Plotting code records
════════════════════
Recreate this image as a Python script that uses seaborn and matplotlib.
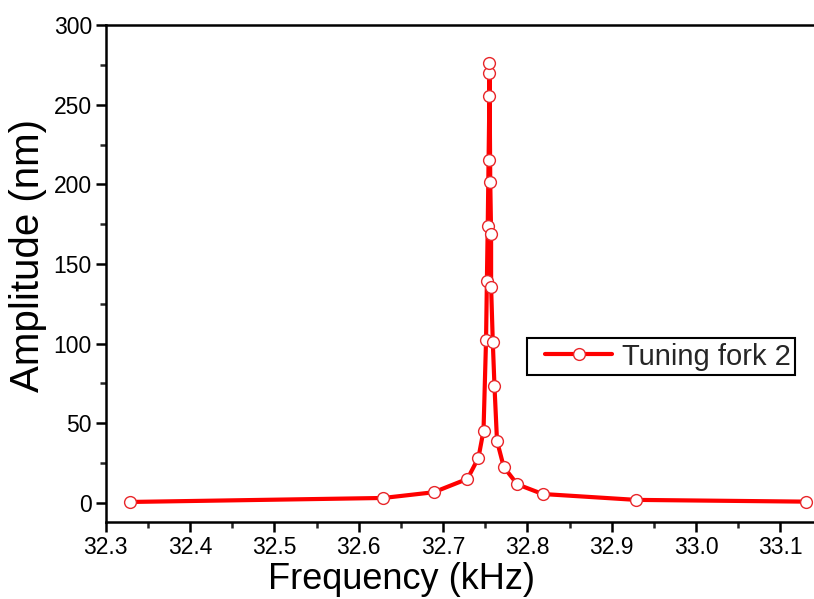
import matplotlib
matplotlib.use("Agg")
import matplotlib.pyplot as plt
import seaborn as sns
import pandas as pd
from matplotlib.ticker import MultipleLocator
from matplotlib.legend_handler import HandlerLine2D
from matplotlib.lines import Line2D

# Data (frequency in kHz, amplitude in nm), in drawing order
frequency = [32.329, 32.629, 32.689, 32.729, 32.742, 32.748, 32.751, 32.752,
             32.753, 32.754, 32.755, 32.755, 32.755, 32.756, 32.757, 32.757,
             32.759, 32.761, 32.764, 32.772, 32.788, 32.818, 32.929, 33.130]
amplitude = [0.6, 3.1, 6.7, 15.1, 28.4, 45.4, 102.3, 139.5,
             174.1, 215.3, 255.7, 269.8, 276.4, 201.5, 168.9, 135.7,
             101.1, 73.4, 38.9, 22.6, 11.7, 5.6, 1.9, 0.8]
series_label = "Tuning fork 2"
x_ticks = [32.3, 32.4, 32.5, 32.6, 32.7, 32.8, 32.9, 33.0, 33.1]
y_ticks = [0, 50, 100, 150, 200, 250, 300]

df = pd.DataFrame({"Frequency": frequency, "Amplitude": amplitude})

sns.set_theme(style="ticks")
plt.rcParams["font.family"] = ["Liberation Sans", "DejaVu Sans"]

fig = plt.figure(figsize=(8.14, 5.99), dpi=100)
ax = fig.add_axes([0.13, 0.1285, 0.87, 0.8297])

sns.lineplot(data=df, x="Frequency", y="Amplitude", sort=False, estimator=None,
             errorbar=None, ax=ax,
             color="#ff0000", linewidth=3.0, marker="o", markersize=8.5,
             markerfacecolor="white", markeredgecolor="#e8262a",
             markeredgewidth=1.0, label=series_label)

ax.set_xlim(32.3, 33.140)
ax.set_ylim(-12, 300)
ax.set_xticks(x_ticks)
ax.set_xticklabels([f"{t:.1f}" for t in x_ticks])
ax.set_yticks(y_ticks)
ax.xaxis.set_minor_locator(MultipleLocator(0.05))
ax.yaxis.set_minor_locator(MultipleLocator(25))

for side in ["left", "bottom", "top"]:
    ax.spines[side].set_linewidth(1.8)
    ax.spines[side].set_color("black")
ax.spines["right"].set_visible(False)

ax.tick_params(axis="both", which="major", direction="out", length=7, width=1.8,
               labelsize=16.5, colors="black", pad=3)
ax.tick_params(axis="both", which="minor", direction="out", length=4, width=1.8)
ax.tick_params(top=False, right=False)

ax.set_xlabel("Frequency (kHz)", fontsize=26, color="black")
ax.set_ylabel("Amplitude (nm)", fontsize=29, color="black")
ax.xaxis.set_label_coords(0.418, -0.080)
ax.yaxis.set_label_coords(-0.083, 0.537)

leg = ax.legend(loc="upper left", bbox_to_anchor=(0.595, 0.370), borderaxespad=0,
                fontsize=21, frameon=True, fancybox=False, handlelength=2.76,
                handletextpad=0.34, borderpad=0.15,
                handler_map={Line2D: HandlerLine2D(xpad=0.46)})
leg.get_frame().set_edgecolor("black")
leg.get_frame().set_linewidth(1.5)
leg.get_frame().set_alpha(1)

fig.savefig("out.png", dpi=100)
════════════════════
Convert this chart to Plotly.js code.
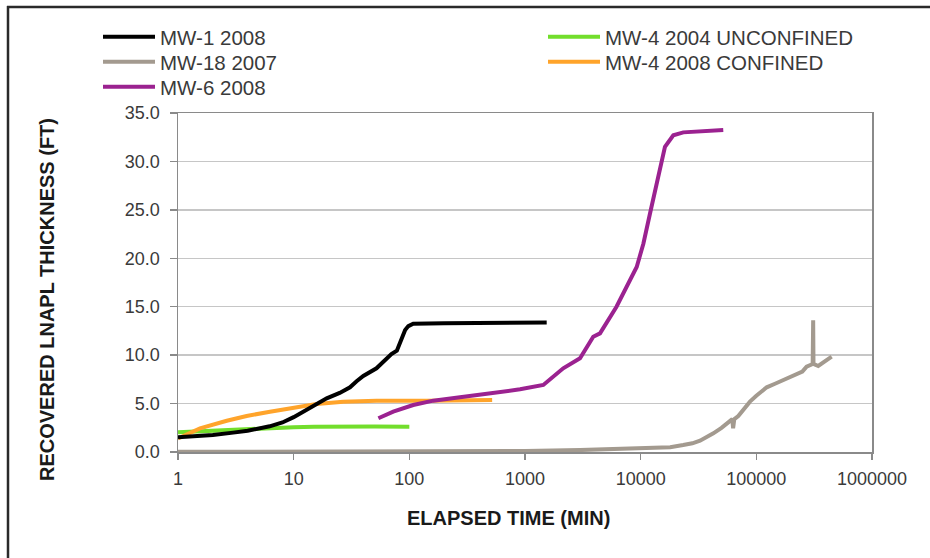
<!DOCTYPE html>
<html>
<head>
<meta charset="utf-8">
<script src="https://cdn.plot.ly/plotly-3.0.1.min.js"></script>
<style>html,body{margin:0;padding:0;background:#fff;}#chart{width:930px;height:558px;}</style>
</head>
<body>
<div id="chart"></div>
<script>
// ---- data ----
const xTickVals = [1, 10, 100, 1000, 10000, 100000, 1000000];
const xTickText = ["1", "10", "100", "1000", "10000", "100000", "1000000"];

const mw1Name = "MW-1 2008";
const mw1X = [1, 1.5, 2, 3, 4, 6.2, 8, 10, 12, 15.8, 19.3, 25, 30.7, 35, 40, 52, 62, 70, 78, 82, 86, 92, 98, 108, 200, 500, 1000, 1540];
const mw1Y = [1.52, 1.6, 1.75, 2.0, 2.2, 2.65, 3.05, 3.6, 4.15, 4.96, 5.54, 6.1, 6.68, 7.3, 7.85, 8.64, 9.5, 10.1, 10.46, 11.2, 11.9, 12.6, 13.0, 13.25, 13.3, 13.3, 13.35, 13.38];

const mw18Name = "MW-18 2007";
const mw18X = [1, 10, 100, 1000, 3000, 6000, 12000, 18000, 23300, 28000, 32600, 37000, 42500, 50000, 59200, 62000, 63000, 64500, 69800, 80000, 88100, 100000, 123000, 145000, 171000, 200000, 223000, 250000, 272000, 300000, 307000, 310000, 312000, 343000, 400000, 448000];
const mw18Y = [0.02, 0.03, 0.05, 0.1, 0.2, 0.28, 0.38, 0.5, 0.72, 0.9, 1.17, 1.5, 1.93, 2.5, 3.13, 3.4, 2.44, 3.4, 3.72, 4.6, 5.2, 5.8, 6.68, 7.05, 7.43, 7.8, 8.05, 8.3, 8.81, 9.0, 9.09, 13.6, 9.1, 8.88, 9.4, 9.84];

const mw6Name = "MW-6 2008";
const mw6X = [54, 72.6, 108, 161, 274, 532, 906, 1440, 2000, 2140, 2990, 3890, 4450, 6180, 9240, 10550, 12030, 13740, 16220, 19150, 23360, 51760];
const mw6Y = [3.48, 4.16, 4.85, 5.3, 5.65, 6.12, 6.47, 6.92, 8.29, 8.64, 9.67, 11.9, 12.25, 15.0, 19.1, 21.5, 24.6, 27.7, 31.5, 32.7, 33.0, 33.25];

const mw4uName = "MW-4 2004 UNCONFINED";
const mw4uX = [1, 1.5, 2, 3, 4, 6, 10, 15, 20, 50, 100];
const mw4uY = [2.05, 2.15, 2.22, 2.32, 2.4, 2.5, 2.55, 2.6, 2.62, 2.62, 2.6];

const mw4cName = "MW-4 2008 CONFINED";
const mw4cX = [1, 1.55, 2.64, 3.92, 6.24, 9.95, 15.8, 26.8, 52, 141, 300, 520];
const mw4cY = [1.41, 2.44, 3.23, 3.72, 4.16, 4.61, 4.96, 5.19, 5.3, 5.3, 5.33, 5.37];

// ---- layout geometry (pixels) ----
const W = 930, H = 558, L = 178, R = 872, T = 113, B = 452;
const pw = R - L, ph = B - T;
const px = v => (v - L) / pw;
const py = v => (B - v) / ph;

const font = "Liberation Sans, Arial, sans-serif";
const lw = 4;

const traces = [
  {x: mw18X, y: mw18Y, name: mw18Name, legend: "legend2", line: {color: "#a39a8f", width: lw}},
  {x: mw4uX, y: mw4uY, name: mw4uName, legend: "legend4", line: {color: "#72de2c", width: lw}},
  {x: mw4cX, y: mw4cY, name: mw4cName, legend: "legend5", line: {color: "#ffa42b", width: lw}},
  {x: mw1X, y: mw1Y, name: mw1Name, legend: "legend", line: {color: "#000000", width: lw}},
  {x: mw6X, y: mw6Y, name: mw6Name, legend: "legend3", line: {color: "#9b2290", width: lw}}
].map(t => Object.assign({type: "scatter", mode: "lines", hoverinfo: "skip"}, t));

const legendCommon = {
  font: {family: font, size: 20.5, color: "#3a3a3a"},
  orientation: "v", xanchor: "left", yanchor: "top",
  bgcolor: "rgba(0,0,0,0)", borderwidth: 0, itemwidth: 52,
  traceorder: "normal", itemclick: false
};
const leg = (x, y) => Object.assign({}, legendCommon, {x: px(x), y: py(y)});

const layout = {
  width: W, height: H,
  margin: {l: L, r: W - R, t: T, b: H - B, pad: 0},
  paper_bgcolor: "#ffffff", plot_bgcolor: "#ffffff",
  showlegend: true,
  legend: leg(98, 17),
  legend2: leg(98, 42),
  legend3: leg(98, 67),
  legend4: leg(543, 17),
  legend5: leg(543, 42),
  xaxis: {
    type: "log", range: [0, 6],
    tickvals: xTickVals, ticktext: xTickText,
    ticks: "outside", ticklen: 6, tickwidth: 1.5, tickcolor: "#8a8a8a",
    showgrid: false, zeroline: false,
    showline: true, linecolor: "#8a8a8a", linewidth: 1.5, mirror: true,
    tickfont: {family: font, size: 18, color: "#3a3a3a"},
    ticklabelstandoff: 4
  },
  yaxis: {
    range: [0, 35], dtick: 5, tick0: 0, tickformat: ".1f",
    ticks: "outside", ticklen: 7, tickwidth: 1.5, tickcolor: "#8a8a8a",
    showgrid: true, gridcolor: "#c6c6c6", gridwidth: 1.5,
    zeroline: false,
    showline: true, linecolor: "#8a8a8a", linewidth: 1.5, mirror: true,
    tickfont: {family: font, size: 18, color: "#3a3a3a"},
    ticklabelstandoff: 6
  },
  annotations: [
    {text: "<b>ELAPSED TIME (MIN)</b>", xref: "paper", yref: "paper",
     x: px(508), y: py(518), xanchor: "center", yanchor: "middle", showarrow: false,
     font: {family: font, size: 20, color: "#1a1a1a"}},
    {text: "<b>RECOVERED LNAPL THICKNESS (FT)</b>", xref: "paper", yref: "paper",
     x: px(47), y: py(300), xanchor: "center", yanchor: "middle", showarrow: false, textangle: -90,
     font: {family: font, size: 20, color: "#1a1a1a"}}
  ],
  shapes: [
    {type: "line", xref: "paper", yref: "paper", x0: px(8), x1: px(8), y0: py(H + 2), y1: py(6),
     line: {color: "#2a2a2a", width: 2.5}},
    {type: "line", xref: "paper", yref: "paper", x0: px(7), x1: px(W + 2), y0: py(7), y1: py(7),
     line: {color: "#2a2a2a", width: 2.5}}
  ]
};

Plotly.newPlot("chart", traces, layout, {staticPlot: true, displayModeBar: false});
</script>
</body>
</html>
════════════════════
* Set problem *
Do not copy any pictures. Retype exactly the stretch from the line with "Recreate this image" through the line with "from matplotlib.lines import Line2D".

* Answer to the exercise *
Recreate this image as a Python script that uses seaborn and matplotlib.
import matplotlib
matplotlib.use("Agg")
import matplotlib.pyplot as plt
import seaborn as sns
import pandas as pd
from matplotlib.ticker import MultipleLocator
from matplotlib.legend_handler import HandlerLine2D
from matplotlib.lines import Line2D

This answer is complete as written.